■ EXERCISE BRIEF ■
Transcribe the material exactly. Images do not belong in the copy.
══════
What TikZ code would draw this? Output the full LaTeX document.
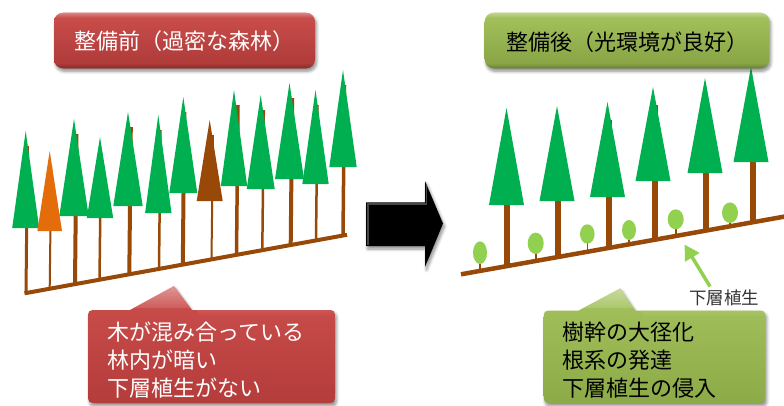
\documentclass[tikz,border=0pt]{standalone}
\usepackage{fontspec}
\setmainfont{Noto Sans CJK JP}
\usetikzlibrary{arrows.meta,shadows.blur,shadings}

\definecolor{leaf}{HTML}{00B050}
\definecolor{bark}{HTML}{984807}
\definecolor{rust}{HTML}{E46C0A}
\definecolor{shrub}{HTML}{92D050}
\definecolor{boxred}{HTML}{C84341}
\definecolor{boxgreen}{HTML}{9CBD4F}

\tikzset{
  softshadow/.style={blur shadow={shadow xshift=1.5pt, shadow yshift=-3pt,
      shadow blur radius=3pt, shadow blur steps=6, shadow opacity=45}},
  titletext/.style={font=\fontsize{22}{26}\selectfont, inner sep=0pt},
  calltext/.style={font=\fontsize{22}{28.3}\selectfont, align=left,
      anchor=west, inner sep=0pt},
}

% callout outline: left x, right x, top y, bottom y, pointer base-left x, apex x, apex y, pointer base-right x
\newcommand\calloutpath[8]{%
  ({#1+10},#3) -- (#5,#3) -- (#6,#7) -- (#8,#3) -- ({#2-10},#3)
  .. controls (#2,#3) .. (#2,{#3+10}) -- (#2,{#4-10})
  .. controls (#2,#4) .. ({#2-10},#4) -- ({#1+10},#4)
  .. controls (#1,#4) .. (#1,{#4-10}) -- (#1,{#3+10})
  .. controls (#1,#3) .. ({#1+10},#3) -- cycle}

\begin{document}
\begin{tikzpicture}[x=1pt,y=-1pt]
\useasboundingbox (0,0) rectangle (784,405);

% ---------- before thinning: dense stand ----------
% apex x / apex y / base y / half width / trunk x / trunk width / crown colour
\def\denseforest{25.7/131/228/13.5/26/3/leaf,
  49.7/151/231/12.3/49.7/2/rust,
  74/119/216/14.7/75/4/leaf,
  100/137/218/13.2/99.5/2.5/leaf,
  128/112/206/14.7/129.3/4/leaf,
  158.3/115/213/13.2/159/2.5/leaf,
  183.3/97/193/14/182.8/4/leaf,
  209.7/120/201/13/211.5/2/bark,
  234/90/186/13.2/236.5/3.5/leaf,
  260.7/95/189/14/262.3/2.5/leaf,
  289.5/83/179/14.5/290.7/4/leaf,
  315.5/90/184/13.2/316/2.5/leaf,
  343/70/167/13.7/343/3.5/leaf}
\foreach \ax/\ay/\by/\hw/\tx/\tw/\col in \denseforest {
  \draw[bark, line width=\tw pt] (\tx,{293-0.181*(\tx-26)}) -- ({\tx+1.5},{\ay+15});
}
\foreach \ax/\ay/\by/\hw/\tx/\tw/\col in \denseforest {
  \fill[\col] (\ax,\ay) -- ({\ax-\hw},\by) -- ({\ax+\hw},\by) -- cycle;
}
\draw[bark, line width=4pt] (24.5,293.3) -- (347,234.8);

% ---------- after thinning: open stand ----------
% apex x / apex y / base y / trunk x / trunk top
\def\openforest{506.5/108/205/506.5/205,
  557/106/201/557.5/201,
  607.5/102/197/609/120,
  653/87/181/654.8/105,
  705/78/173/705.5/173,
  751/67/162/752.5/162}
\foreach \ax/\ay/\by/\tx/\tt in \openforest {
  \draw[bark, line width=6pt] (\tx,{274.3-0.1783*(\tx-461)}) -- (\tx,\tt);
}
\foreach \ax/\ay/\by/\tx/\tt in \openforest {
  \fill[leaf] (\ax,\ay) -- ({\ax-17.5},\by) -- ({\ax+17.5},\by) -- cycle;
}
% understorey shrubs: centre x / centre y / rx / ry
\foreach \sx/\sy/\rx/\ry in {480/252.7/7/11.3, 535.7/243.3/8/10.7,
    587.3/234/7.3/9.7, 629/230/7/10, 675.7/219.3/8/10, 730/212.7/8/10.3} {
  \draw[bark, line width=1.6pt] (\sx,\sy) -- (\sx,{274.3-0.1783*(\sx-461)});
  \fill[shrub] (\sx,\sy) ellipse [x radius=\rx, y radius=\ry];
}
\draw[bark, line width=4.5pt] (461,274.3) -- (790,215.6);

% label for the understorey
\node[text=black!80, font=\fontsize{17.5}{20}\selectfont, inner sep=0pt]
  (understorey) at (724,297.5) {下層植生};
\coordinate (shrubpoint) at (684.5,244.5);
\coordinate (labeltail) at (710,286.5);
\draw[shrub, line width=3.5pt, -{Triangle[length=15pt,width=16pt]}]
  (labeltail) -- (shrubpoint);

% ---------- title boxes (bevelled) ----------
\shade[softshadow, rounded corners=9pt,
  top color=boxred!94!white, bottom color=boxred!86!black]
  (54,12.7) rectangle (315,68.3);
\begin{scope}
  \clip[rounded corners=9pt] (54,12.7) rectangle (315,68.3);
  \shade[top color=white, bottom color=boxred!94!white, opacity=0.5]
    (50,10) rectangle (320,17.5);
  \shade[top color=boxred!86!black, bottom color=boxred!50!black, opacity=0.7]
    (50,63.5) rectangle (320,70);
\end{scope}
\node[titletext, text=white] (before) at (184.5,41) {整備前（過密な森林）};

\shade[softshadow, rounded corners=9pt,
  top color=boxgreen!92!white, bottom color=boxgreen!86!black]
  (484.7,12.7) rectangle (769.3,68.3);
\begin{scope}
  \clip[rounded corners=9pt] (484.7,12.7) rectangle (769.3,68.3);
  \shade[top color=white, bottom color=boxgreen!92!white, opacity=0.5]
    (480,10) rectangle (775,17.5);
  \shade[top color=boxgreen!86!black, bottom color=boxgreen!50!black, opacity=0.7]
    (480,63.5) rectangle (775,70);
\end{scope}
\node[titletext, text=black] (after) at (627,42) {整備後（光環境が良好）};

% ---------- transition arrow ----------
\fill[softshadow, black]
  (366,202.3) -- (425,202.3) -- (425,181) -- (443,223.5) -- (425,267)
  -- (425,246) -- (366,246) -- cycle;
\draw[white, opacity=0.28, line width=1.3pt]
  (368,245) -- (368,204) -- (426.5,204) -- (426.5,185);
\coordinate (arrowtip) at (443,223.5);

% ---------- callouts ----------
\shade[softshadow, top color=boxred!94!white, bottom color=boxred!90!black]
  \calloutpath{88}{335}{310}{403}{130}{174}{286}{192};
\begin{scope}
  \clip \calloutpath{88}{335}{310}{403}{130}{174}{286}{192};
  \shade[top color=white, bottom color=boxred!94!white, opacity=0.45]
    (85,283) -- (174,283) -- (200,315) -- (340,315) -- (340,308) -- (85,308) -- cycle;
\end{scope}
\node[calltext, text=white] (problems) at (107.5,360)
  {木が混み合っている\\林内が暗い\\下層植生がない};

\shade[softshadow, top color=boxgreen!92!white, bottom color=boxgreen!90!black]
  \calloutpath{543.7}{765.3}{310.5}{403}{578.7}{620.3}{288.3}{635.3};
\begin{scope}
  \clip \calloutpath{543.7}{765.3}{310.5}{403}{578.7}{620.3}{288.3}{635.3};
  \shade[top color=white, bottom color=boxgreen!92!white, opacity=0.45]
    (540,285) -- (620,285) -- (645,316) -- (770,316) -- (770,308) -- (540,308) -- cycle;
\end{scope}
\node[calltext, text=black] (effects) at (562,360)
  {樹幹の大径化\\根系の発達\\下層植生の侵入};
\end{tikzpicture}
\end{document}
══════
■ CORRECT RESPONSE ■
What TikZ code would draw this? Output the full LaTeX document.
\documentclass[tikz,border=0pt]{standalone}
\usepackage{fontspec}
\setmainfont{Noto Sans CJK JP}
\usetikzlibrary{arrows.meta,shadows.blur,shadings}

\definecolor{leaf}{HTML}{00B050}
\definecolor{bark}{HTML}{984807}
\definecolor{rust}{HTML}{E46C0A}
\definecolor{shrub}{HTML}{92D050}
\definecolor{boxred}{HTML}{C84341}
\definecolor{boxgreen}{HTML}{9CBD4F}

\tikzset{
  softshadow/.style={blur shadow={shadow xshift=1.5pt, shadow yshift=-3pt,
      shadow blur radius=3pt, shadow blur steps=6, shadow opacity=45}},
  titletext/.style={font=\fontsize{22}{26}\selectfont, inner sep=0pt},
  calltext/.style={font=\fontsize{22}{28.3}\selectfont, align=left,
      anchor=west, inner sep=0pt},
}

% callout outline: left x, right x, top y, bottom y, pointer base-left x, apex x, apex y, pointer base-right x
\newcommand\calloutpath[8]{%
  ({#1+10},#3) -- (#5,#3) -- (#6,#7) -- (#8,#3) -- ({#2-10},#3)
  .. controls (#2,#3) .. (#2,{#3+10}) -- (#2,{#4-10})
  .. controls (#2,#4) .. ({#2-10},#4) -- ({#1+10},#4)
  .. controls (#1,#4) .. (#1,{#4-10}) -- (#1,{#3+10})
  .. controls (#1,#3) .. ({#1+10},#3) -- cycle}

\begin{document}
\begin{tikzpicture}[x=1pt,y=-1pt]
\useasboundingbox (0,0) rectangle (784,405);

% ---------- before thinning: dense stand ----------
% apex x / apex y / base y / half width / trunk x / trunk width / crown colour
\def\denseforest{25.7/131/228/13.5/26/3/leaf,
  49.7/151/231/12.3/49.7/2/rust,
  74/119/216/14.7/75/4/leaf,
  100/137/218/13.2/99.5/2.5/leaf,
  128/112/206/14.7/129.3/4/leaf,
  158.3/115/213/13.2/159/2.5/leaf,
  183.3/97/193/14/182.8/4/leaf,
  209.7/120/201/13/211.5/2/bark,
  234/90/186/13.2/236.5/3.5/leaf,
  260.7/95/189/14/262.3/2.5/leaf,
  289.5/83/179/14.5/290.7/4/leaf,
  315.5/90/184/13.2/316/2.5/leaf,
  343/70/167/13.7/343/3.5/leaf}
\foreach \ax/\ay/\by/\hw/\tx/\tw/\col in \denseforest {
  \draw[bark, line width=\tw pt] (\tx,{293-0.181*(\tx-26)}) -- ({\tx+1.5},{\ay+15});
}
\foreach \ax/\ay/\by/\hw/\tx/\tw/\col in \denseforest {
  \fill[\col] (\ax,\ay) -- ({\ax-\hw},\by) -- ({\ax+\hw},\by) -- cycle;
}
\draw[bark, line width=4pt] (24.5,293.3) -- (347,234.8);

% ---------- after thinning: open stand ----------
% apex x / apex y / base y / trunk x / trunk top
\def\openforest{506.5/108/205/506.5/205,
  557/106/201/557.5/201,
  607.5/102/197/609/120,
  653/87/181/654.8/105,
  705/78/173/705.5/173,
  751/67/162/752.5/162}
\foreach \ax/\ay/\by/\tx/\tt in \openforest {
  \draw[bark, line width=6pt] (\tx,{274.3-0.1783*(\tx-461)}) -- (\tx,\tt);
}
\foreach \ax/\ay/\by/\tx/\tt in \openforest {
  \fill[leaf] (\ax,\ay) -- ({\ax-17.5},\by) -- ({\ax+17.5},\by) -- cycle;
}
% understorey shrubs: centre x / centre y / rx / ry
\foreach \sx/\sy/\rx/\ry in {480/252.7/7/11.3, 535.7/243.3/8/10.7,
    587.3/234/7.3/9.7, 629/230/7/10, 675.7/219.3/8/10, 730/212.7/8/10.3} {
  \draw[bark, line width=1.6pt] (\sx,\sy) -- (\sx,{274.3-0.1783*(\sx-461)});
  \fill[shrub] (\sx,\sy) ellipse [x radius=\rx, y radius=\ry];
}
\draw[bark, line width=4.5pt] (461,274.3) -- (790,215.6);

% label for the understorey
\node[text=black!80, font=\fontsize{17.5}{20}\selectfont, inner sep=0pt]
  (understorey) at (724,297.5) {下層植生};
\coordinate (shrubpoint) at (684.5,244.5);
\coordinate (labeltail) at (710,286.5);
\draw[shrub, line width=3.5pt, -{Triangle[length=15pt,width=16pt]}]
  (labeltail) -- (shrubpoint);

% ---------- title boxes (bevelled) ----------
\shade[softshadow, rounded corners=9pt,
  top color=boxred!94!white, bottom color=boxred!86!black]
  (54,12.7) rectangle (315,68.3);
\begin{scope}
  \clip[rounded corners=9pt] (54,12.7) rectangle (315,68.3);
  \shade[top color=white, bottom color=boxred!94!white, opacity=0.5]
    (50,10) rectangle (320,17.5);
  \shade[top color=boxred!86!black, bottom color=boxred!50!black, opacity=0.7]
    (50,63.5) rectangle (320,70);
\end{scope}
\node[titletext, text=white] (before) at (184.5,41) {整備前（過密な森林）};

\shade[softshadow, rounded corners=9pt,
  top color=boxgreen!92!white, bottom color=boxgreen!86!black]
  (484.7,12.7) rectangle (769.3,68.3);
\begin{scope}
  \clip[rounded corners=9pt] (484.7,12.7) rectangle (769.3,68.3);
  \shade[top color=white, bottom color=boxgreen!92!white, opacity=0.5]
    (480,10) rectangle (775,17.5);
  \shade[top color=boxgreen!86!black, bottom color=boxgreen!50!black, opacity=0.7]
    (480,63.5) rectangle (775,70);
\end{scope}
\node[titletext, text=black] (after) at (627,42) {整備後（光環境が良好）};

% ---------- transition arrow ----------
\fill[softshadow, black]
  (366,202.3) -- (425,202.3) -- (425,181) -- (443,223.5) -- (425,267)
  -- (425,246) -- (366,246) -- cycle;
\draw[white, opacity=0.28, line width=1.3pt]
  (368,245) -- (368,204) -- (426.5,204) -- (426.5,185);
\coordinate (arrowtip) at (443,223.5);

% ---------- callouts ----------
\shade[softshadow, top color=boxred!94!white, bottom color=boxred!90!black]
  \calloutpath{88}{335}{310}{403}{130}{174}{286}{192};
\begin{scope}
  \clip \calloutpath{88}{335}{310}{403}{130}{174}{286}{192};
  \shade[top color=white, bottom color=boxred!94!white, opacity=0.45]
    (85,283) -- (174,283) -- (200,315) -- (340,315) -- (340,308) -- (85,308) -- cycle;
\end{scope}
\node[calltext, text=white] (problems) at (107.5,360)
  {木が混み合っている\\林内が暗い\\下層植生がない};

\shade[softshadow, top color=boxgreen!92!white, bottom color=boxgreen!90!black]
  \calloutpath{543.7}{765.3}{310.5}{403}{578.7}{620.3}{288.3}{635.3};
\begin{scope}
  \clip \calloutpath{543.7}{765.3}{310.5}{403}{578.7}{620.3}{288.3}{635.3};
  \shade[top color=white, bottom color=boxgreen!92!white, opacity=0.45]
    (540,285) -- (620,285) -- (645,316) -- (770,316) -- (770,308) -- (540,308) -- cycle;
\end{scope}
\node[calltext, text=black] (effects) at (562,360)
  {樹幹の大径化\\根系の発達\\下層植生の侵入};
\end{tikzpicture}
\end{document}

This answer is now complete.